Automated Volumetric Skull Segmentation Utilizing Ultra Short Echo Time Magnetic Resonance Imaging for MRgFUS

Transcranial Magnetic Resonance guided Focused Ultrasound (tcMRgFUS) is a noninvasive treatment method which involves deposition of sonic energy using ultrasonic beams in the neurocranium region to achieve thermal effects (e.g. tissue ablation, hyperthermia), mechanical effects(e.g. blood-brain barrier permeabilization,clot dissolution, tissue homogenization), and physiological effects (e.g. neuromodulation). The skull, made out of predominantly cancellous and cortical bones, presents itself as an acoustic barrier to this ultrasonic energy. The skull absorbs ultrasound to an extent, heating up and also causing the sonic beams to scatter from the intended target. It is extremely critical from a treatment standpoint to ensure the focal point decided upon for thermal energy deposition is the only region which is sonicated, since the treatment efficacy and outcome depends on the same. Current skull extraction methods involve a prior computed tomography(CT) of the patient undergoing treatment, which provides a bone map for correcting the Focal Ultrasound transducers' phases to ensure accurate energy deposition. Previous work has shown Ultrashort Echo Time(UTE) Magnetic Resonance(MR) imaging allows us to visualize the skull in a patient, and sonication efficacy was improved for tcMRgFUS procedures with accurate, albeit ad-hoc estimation of the skull. In this work, we propose a completely automated volumetric skull extraction algorithm that operates on UTE MR scans of a patient, and extracts the skull utilizing stochastic image modeling and segmentation techniques such as Gaussian mixture modeling, expectation maximization, Markov random fields and least squares optimization.UTE MR volumes were compared with co-registered CT ground truth for 7 subjects who underwent essential tremor (ET) treatment. Dice coefficients varying from 0.721 to 0.817 were obtained.This work has the potential of integration in a clinical workflow for tcMRgFUS treatment, saving costs both in money and time for the patient, while involving zero harmful ionizing X-Ray radiation.

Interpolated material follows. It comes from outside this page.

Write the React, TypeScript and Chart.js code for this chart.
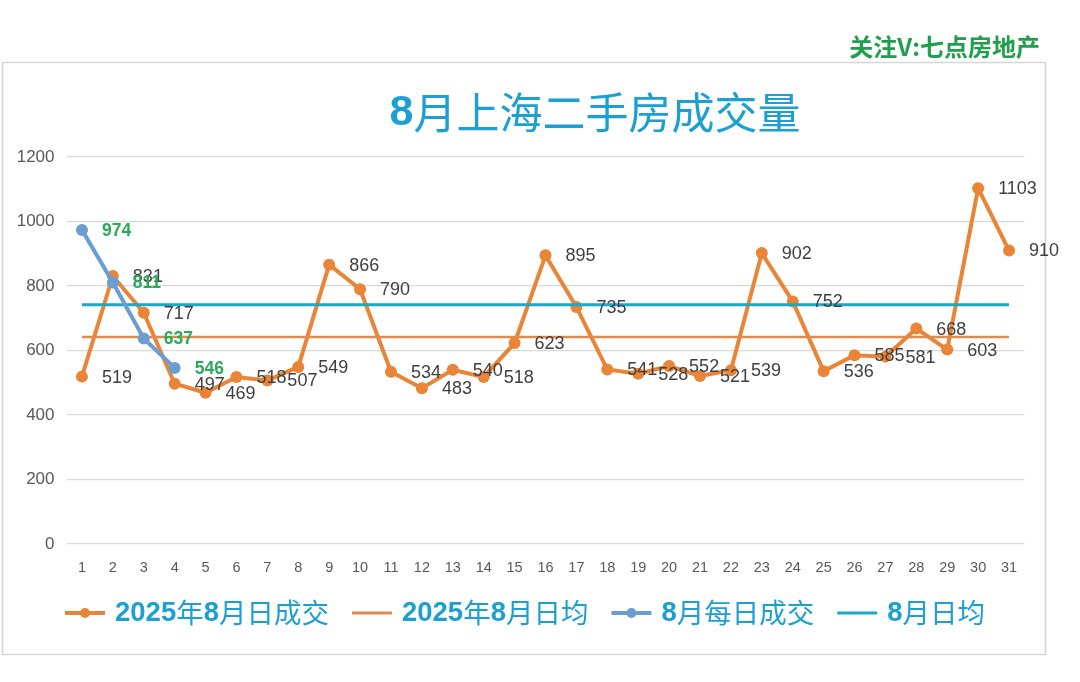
import React, { useEffect, useRef } from "react";
import { Chart, registerables } from "chart.js";

Chart.register(...registerables);

const days = ["1","2","3","4","5","6","7","8","9","10","11","12","13","14","15","16","17","18","19","20","21","22","23","24","25","26","27","28","29","30","31"];
const daily2025 = [519, 831, 717, 497, 469, 518, 507, 549, 866, 790, 534, 483, 540, 518, 623, 895, 735, 541, 528, 552, 521, 539, 902, 752, 536, 585, 581, 668, 603, 1103, 910];
const avg2025 = 642;
const dailyAug = [974, 811, 637, 546];
const avgAug = 742;
const seriesNames = ["2025年8月日成交", "2025年8月日均", "8月每日成交", "8月日均"];
const yTicks = [0, 200, 400, 600, 800, 1000, 1200];
const titleText = "8月上海二手房成交量";
const watermark = "关注V:七点房地产";

const ORANGE = "#EA8437";
const ORANGE_AVG = "#E08B4C";
const BLUE = "#6A9ED3";
const CYAN = "#19A9C6";
const TEXT_BLUE = "#1CA0D2";
const GREEN = "#1F9E4C";
const LABEL_GREEN = "#2BA85A";

const ASCII_FONT = '"Liberation Sans", Arial, sans-serif';
const CJK_FONT = '"Noto Sans CJK SC", sans-serif';

function runs(text: string) {
  return text.match(/[\x00-\x7F]+|[^\x00-\x7F]+/g) || [];
}

function mixedWidth(ctx: CanvasRenderingContext2D, text: string, size: number) {
  let w = 0;
  for (const r of runs(text)) {
    ctx.font = /[\x00-\x7F]/.test(r[0]) ? `bold ${size}px ${ASCII_FONT}` : `${size}px ${CJK_FONT}`;
    w += ctx.measureText(r).width;
  }
  return w;
}

function drawMixed(ctx: CanvasRenderingContext2D, text: string, x: number, y: number, size: number, color: string) {
  ctx.fillStyle = color;
  ctx.textAlign = "left";
  ctx.textBaseline = "middle";
  let cx = x;
  for (const r of runs(text)) {
    ctx.font = /[\x00-\x7F]/.test(r[0]) ? `bold ${size}px ${ASCII_FONT}` : `${size}px ${CJK_FONT}`;
    ctx.fillText(r, cx, y);
    cx += ctx.measureText(r).width;
  }
  return cx - x;
}

const decorPlugin = {
  id: "decor",
  beforeDraw(chart: any) {
    const ctx = chart.ctx as CanvasRenderingContext2D;
    ctx.save();
    ctx.fillStyle = "#ffffff";
    ctx.fillRect(0, 0, chart.width, chart.height);
    ctx.strokeStyle = "#d6d6d6";
    ctx.lineWidth = 1.5;
    ctx.strokeRect(2.5, 62.5, 1043, 592);
    // watermark
    ctx.font = `bold 24px ${CJK_FONT}`;
    ctx.fillStyle = GREEN;
    ctx.textAlign = "right";
    ctx.textBaseline = "middle";
    ctx.fillText(watermark, 1040, 47);
    // title
    const tw = mixedWidth(ctx, titleText, 43);
    drawMixed(ctx, titleText, 595 - tw / 2, 113, 43, TEXT_BLUE);
    ctx.restore();
  },
  afterDatasetsDraw(chart: any) {
    const ctx = chart.ctx as CanvasRenderingContext2D;
    ctx.save();
    ctx.textAlign = "left";
    ctx.textBaseline = "middle";
    chart.data.datasets.forEach((ds: any, i: number) => {
      if (!ds.showLabels) return;
      const meta = chart.getDatasetMeta(i);
      ctx.font = ds.labelBold ? `bold 17.5px ${ASCII_FONT}` : `18px ${ASCII_FONT}`;
      ctx.fillStyle = ds.labelColor;
      meta.data.forEach((pt: any, j: number) => {
        ctx.fillText(String(ds.data[j]), pt.x + 20, pt.y + 1);
      });
    });
    // legend
    const items = [
      { color: ORANGE, marker: true, lw: 4 },
      { color: ORANGE_AVG, marker: false, lw: 3 },
      { color: BLUE, marker: true, lw: 4 },
      { color: CYAN, marker: false, lw: 3 },
    ];
    let x = 65;
    const y = 613;
    items.forEach((it, k) => {
      ctx.strokeStyle = it.color;
      ctx.lineWidth = it.lw;
      ctx.beginPath();
      ctx.moveTo(x, y);
      ctx.lineTo(x + 40, y);
      ctx.stroke();
      if (it.marker) {
        ctx.fillStyle = it.color;
        ctx.beginPath();
        ctx.arc(x + 20, y, 5, 0, Math.PI * 2);
        ctx.fill();
      }
      x += 50;
      const w = drawMixed(ctx, seriesNames[k], x, y, 27.5, TEXT_BLUE);
      x += w + 23;
    });
    ctx.restore();
  },
};

export default function App() {
  const ref = useRef<HTMLCanvasElement>(null);
  useEffect(() => {
    if (!ref.current) return;
    const chart = new Chart(ref.current, {
      type: "line",
      data: {
        labels: days,
        datasets: [
          {
            label: seriesNames[0],
            data: daily2025,
            borderColor: ORANGE,
            backgroundColor: ORANGE,
            borderWidth: 4,
            pointRadius: 6,
            pointHoverRadius: 6,
            pointBorderWidth: 0,
            tension: 0,
            order: 3,
            showLabels: true,
            labelColor: "#404040",
            labelBold: false,
          } as any,
          {
            label: seriesNames[1],
            data: [{ x: days[0], y: avg2025 }, { x: days[days.length - 1], y: avg2025 }],
            borderColor: ORANGE_AVG,
            backgroundColor: ORANGE_AVG,
            borderWidth: 2.5,
            pointRadius: 0,
            order: 2,
          } as any,
          {
            label: seriesNames[2],
            data: dailyAug,
            borderColor: BLUE,
            backgroundColor: BLUE,
            borderWidth: 4,
            pointRadius: 6,
            pointHoverRadius: 6,
            pointBorderWidth: 0,
            tension: 0,
            order: 0,
            showLabels: true,
            labelColor: LABEL_GREEN,
            labelBold: true,
          } as any,
          {
            label: seriesNames[3],
            data: [{ x: days[0], y: avgAug }, { x: days[days.length - 1], y: avgAug }],
            borderColor: CYAN,
            backgroundColor: CYAN,
            borderWidth: 3,
            pointRadius: 0,
            order: 1,
          } as any,
        ],
      },
      options: {
        responsive: false,
        animation: false,
        devicePixelRatio: 1,
        layout: { padding: { left: 0, top: 157, right: 55.5, bottom: 98 } },
        plugins: {
          legend: { display: false },
          title: { display: false },
          tooltip: { enabled: false },
        },
        scales: {
          x: {
            type: "category",
            offset: true,
            grid: { display: false, drawTicks: false },
            border: { display: false },
            ticks: {
              color: "#595959",
              font: { family: ASCII_FONT, size: 14.5 },
              padding: 15,
              maxRotation: 0,
              autoSkip: false,
            },
            afterFit: (s: any) => { s.height = 40; },
          },
          y: {
            min: 0,
            max: 1200,
            grid: { color: "#d9d9d9", lineWidth: 1.2, drawTicks: false },
            border: { display: false },
            ticks: {
              stepSize: 200,
              color: "#595959",
              font: { family: ASCII_FONT, size: 17 },
              padding: 12,
              callback: (v: any) => (yTicks.includes(Number(v)) ? String(v) : ""),
            },
            afterFit: (s: any) => { s.width = 66.5; },
          },
        },
      },
      plugins: [decorPlugin],
    });
    return () => chart.destroy();
  }, []);
  return (
    <div style={{ position: "absolute", left: 0, top: 0, width: 1080, height: 682, background: "#fff" }}>
      <canvas ref={ref} width={1080} height={682} style={{ width: 1080, height: 682, display: "block" }} />
    </div>
  );
}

A Thesis submitted for an MS in Biomedical Engineering by Samarth Singh. This research focused on skull segmentation utilizing only ultra short echo time (UTE) MRI image volumes. Retrospective bias field correction, stochastic image processing concepts such as expectation maximization algorithm, Gaussian mixture models and Markov random field models were combined to yield promising skull segmentation results.